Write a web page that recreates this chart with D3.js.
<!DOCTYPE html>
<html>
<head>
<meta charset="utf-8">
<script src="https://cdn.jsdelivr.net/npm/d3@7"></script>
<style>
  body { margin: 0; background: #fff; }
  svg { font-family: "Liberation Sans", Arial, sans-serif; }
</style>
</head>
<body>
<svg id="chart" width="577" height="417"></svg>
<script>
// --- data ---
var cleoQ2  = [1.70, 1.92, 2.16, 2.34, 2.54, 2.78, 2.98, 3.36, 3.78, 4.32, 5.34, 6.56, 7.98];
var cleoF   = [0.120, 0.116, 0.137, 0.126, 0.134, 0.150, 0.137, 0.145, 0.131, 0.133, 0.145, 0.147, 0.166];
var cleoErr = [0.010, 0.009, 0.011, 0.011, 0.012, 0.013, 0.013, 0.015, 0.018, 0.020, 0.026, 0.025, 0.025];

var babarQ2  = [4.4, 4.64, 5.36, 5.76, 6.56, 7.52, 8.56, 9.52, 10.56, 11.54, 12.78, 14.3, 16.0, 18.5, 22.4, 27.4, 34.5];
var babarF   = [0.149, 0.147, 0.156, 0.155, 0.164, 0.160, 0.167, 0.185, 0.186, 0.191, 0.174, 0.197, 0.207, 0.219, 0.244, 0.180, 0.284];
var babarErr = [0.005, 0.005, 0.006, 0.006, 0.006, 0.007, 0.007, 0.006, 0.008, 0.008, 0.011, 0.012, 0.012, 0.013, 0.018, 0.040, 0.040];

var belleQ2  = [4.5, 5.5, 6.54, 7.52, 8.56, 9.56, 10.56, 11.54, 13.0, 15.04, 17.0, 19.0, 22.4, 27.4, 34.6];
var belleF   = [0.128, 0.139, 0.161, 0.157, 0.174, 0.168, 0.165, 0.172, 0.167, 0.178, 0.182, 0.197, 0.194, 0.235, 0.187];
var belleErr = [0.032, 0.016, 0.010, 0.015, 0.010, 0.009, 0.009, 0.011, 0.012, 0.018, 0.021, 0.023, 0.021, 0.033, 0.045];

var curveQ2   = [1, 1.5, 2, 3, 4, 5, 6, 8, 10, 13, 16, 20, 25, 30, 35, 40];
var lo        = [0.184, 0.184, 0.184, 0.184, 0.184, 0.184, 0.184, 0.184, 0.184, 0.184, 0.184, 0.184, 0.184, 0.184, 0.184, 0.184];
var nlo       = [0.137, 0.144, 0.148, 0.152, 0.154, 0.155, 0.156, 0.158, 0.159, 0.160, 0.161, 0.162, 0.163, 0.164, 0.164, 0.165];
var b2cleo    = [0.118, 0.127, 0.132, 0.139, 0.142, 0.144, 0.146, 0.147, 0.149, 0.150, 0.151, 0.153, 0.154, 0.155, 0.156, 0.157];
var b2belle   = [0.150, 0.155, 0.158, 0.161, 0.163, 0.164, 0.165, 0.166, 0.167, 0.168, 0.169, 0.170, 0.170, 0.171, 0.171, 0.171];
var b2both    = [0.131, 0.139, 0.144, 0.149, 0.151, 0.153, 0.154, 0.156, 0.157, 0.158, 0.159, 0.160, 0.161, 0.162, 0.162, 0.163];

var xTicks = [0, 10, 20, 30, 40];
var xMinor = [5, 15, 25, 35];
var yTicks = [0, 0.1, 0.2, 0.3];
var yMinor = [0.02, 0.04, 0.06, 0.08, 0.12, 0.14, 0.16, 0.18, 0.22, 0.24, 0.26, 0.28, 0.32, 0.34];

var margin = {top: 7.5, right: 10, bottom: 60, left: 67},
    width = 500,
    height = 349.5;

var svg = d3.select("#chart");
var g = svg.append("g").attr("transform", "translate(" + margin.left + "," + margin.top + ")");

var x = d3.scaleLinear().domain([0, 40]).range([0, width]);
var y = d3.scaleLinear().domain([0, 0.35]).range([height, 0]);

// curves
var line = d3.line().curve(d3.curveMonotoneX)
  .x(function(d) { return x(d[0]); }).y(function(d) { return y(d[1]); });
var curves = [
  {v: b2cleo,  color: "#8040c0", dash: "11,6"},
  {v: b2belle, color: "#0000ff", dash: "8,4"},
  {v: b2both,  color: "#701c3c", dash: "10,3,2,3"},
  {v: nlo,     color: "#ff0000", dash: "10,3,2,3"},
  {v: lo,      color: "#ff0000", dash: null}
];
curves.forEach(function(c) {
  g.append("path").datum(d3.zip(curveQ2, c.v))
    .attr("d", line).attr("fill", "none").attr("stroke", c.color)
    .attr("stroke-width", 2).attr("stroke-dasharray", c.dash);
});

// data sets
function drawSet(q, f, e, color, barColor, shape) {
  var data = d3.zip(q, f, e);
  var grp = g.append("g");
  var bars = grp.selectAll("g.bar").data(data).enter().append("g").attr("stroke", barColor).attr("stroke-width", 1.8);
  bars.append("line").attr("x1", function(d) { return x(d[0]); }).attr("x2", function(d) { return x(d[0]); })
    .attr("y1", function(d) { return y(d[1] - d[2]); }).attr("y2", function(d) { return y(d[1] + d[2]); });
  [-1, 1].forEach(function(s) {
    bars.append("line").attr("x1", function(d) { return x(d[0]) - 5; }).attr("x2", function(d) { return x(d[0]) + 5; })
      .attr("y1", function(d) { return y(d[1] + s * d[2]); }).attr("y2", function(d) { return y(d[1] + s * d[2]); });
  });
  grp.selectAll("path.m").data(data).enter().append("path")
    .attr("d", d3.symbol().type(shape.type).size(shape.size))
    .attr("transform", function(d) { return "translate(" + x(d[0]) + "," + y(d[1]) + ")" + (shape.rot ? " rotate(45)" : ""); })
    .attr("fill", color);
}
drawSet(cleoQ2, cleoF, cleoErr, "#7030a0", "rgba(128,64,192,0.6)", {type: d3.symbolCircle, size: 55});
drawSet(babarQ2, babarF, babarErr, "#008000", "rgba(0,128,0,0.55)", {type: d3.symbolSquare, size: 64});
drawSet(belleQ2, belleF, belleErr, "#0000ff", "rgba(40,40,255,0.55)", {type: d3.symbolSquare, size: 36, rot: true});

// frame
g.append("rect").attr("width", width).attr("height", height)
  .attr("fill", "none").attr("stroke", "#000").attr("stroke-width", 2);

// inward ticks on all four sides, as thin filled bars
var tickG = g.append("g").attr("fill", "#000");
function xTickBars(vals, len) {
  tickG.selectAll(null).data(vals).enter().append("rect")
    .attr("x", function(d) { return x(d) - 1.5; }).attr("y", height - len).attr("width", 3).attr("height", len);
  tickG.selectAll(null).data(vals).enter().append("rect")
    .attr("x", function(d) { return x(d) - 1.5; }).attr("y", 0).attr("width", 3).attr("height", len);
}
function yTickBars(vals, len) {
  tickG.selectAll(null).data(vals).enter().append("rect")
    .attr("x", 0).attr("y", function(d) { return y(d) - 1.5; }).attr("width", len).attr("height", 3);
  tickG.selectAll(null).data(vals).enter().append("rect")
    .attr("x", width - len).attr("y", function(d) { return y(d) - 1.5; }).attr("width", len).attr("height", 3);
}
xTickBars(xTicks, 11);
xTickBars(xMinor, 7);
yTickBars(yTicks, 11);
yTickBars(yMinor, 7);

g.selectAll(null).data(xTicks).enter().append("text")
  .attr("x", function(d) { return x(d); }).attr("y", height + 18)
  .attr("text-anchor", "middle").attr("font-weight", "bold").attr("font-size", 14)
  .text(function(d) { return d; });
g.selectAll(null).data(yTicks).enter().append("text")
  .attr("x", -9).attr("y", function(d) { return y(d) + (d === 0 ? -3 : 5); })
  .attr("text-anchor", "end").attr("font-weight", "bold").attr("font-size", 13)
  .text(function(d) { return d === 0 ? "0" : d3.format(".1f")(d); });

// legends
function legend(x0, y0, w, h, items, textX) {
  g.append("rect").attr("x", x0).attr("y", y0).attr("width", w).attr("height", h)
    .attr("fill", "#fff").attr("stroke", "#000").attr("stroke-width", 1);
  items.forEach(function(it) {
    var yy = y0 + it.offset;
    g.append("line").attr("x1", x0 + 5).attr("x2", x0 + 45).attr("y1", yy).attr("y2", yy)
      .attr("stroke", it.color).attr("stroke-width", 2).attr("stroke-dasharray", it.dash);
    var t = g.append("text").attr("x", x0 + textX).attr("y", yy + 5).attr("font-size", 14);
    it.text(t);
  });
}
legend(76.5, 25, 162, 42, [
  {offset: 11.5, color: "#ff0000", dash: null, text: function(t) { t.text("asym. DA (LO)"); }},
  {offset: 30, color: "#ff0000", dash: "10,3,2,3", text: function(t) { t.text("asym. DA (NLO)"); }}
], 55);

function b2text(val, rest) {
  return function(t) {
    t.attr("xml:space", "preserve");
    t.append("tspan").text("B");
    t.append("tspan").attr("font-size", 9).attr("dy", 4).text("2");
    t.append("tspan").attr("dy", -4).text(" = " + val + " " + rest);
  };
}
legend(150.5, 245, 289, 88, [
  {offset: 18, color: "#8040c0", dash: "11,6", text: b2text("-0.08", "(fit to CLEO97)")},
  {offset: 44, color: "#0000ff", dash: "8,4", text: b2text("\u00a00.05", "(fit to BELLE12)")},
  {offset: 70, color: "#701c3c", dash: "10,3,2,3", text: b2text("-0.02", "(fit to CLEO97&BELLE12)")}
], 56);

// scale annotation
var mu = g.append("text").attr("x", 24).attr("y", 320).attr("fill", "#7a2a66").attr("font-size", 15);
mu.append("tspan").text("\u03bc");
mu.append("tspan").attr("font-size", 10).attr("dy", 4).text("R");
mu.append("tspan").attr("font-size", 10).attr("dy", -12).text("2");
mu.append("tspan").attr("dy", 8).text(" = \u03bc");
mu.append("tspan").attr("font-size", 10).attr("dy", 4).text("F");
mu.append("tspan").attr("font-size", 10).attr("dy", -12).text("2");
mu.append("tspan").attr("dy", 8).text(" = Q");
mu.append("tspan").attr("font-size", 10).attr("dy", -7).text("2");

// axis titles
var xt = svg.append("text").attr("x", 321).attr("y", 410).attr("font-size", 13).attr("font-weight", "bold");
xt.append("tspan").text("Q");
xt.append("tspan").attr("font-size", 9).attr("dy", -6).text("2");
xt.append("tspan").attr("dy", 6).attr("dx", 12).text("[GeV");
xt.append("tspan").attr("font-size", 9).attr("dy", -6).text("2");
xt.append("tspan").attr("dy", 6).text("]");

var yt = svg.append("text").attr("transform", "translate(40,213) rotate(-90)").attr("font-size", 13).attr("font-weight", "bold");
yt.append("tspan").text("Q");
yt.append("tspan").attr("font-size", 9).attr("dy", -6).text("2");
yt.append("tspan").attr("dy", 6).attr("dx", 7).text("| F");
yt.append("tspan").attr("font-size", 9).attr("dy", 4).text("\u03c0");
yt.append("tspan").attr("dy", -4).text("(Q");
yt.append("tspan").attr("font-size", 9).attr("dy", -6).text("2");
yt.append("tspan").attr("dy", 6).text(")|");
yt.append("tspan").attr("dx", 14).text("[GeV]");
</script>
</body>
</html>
* * *
THE TASK: Reproduce only the lines from the top of the material through the one bearing "0.018, 0.040, 0.040];", each exactly as it stands.

RESULT:
Write a web page that recreates this chart with D3.js.
<!DOCTYPE html>
<html>
<head>
<meta charset="utf-8">
<script src="https://cdn.jsdelivr.net/npm/d3@7"></script>
<style>
  body { margin: 0; background: #fff; }
  svg { font-family: "Liberation Sans", Arial, sans-serif; }
</style>
</head>
<body>
<svg id="chart" width="577" height="417"></svg>
<script>
// --- data ---
var cleoQ2  = [1.70, 1.92, 2.16, 2.34, 2.54, 2.78, 2.98, 3.36, 3.78, 4.32, 5.34, 6.56, 7.98];
var cleoF   = [0.120, 0.116, 0.137, 0.126, 0.134, 0.150, 0.137, 0.145, 0.131, 0.133, 0.145, 0.147, 0.166];
var cleoErr = [0.010, 0.009, 0.011, 0.011, 0.012, 0.013, 0.013, 0.015, 0.018, 0.020, 0.026, 0.025, 0.025];

var babarQ2  = [4.4, 4.64, 5.36, 5.76, 6.56, 7.52, 8.56, 9.52, 10.56, 11.54, 12.78, 14.3, 16.0, 18.5, 22.4, 27.4, 34.5];
var babarF   = [0.149, 0.147, 0.156, 0.155, 0.164, 0.160, 0.167, 0.185, 0.186, 0.191, 0.174, 0.197, 0.207, 0.219, 0.244, 0.180, 0.284];
var babarErr = [0.005, 0.005, 0.006, 0.006, 0.006, 0.007, 0.007, 0.006, 0.008, 0.008, 0.011, 0.012, 0.012, 0.013, 0.018, 0.040, 0.040];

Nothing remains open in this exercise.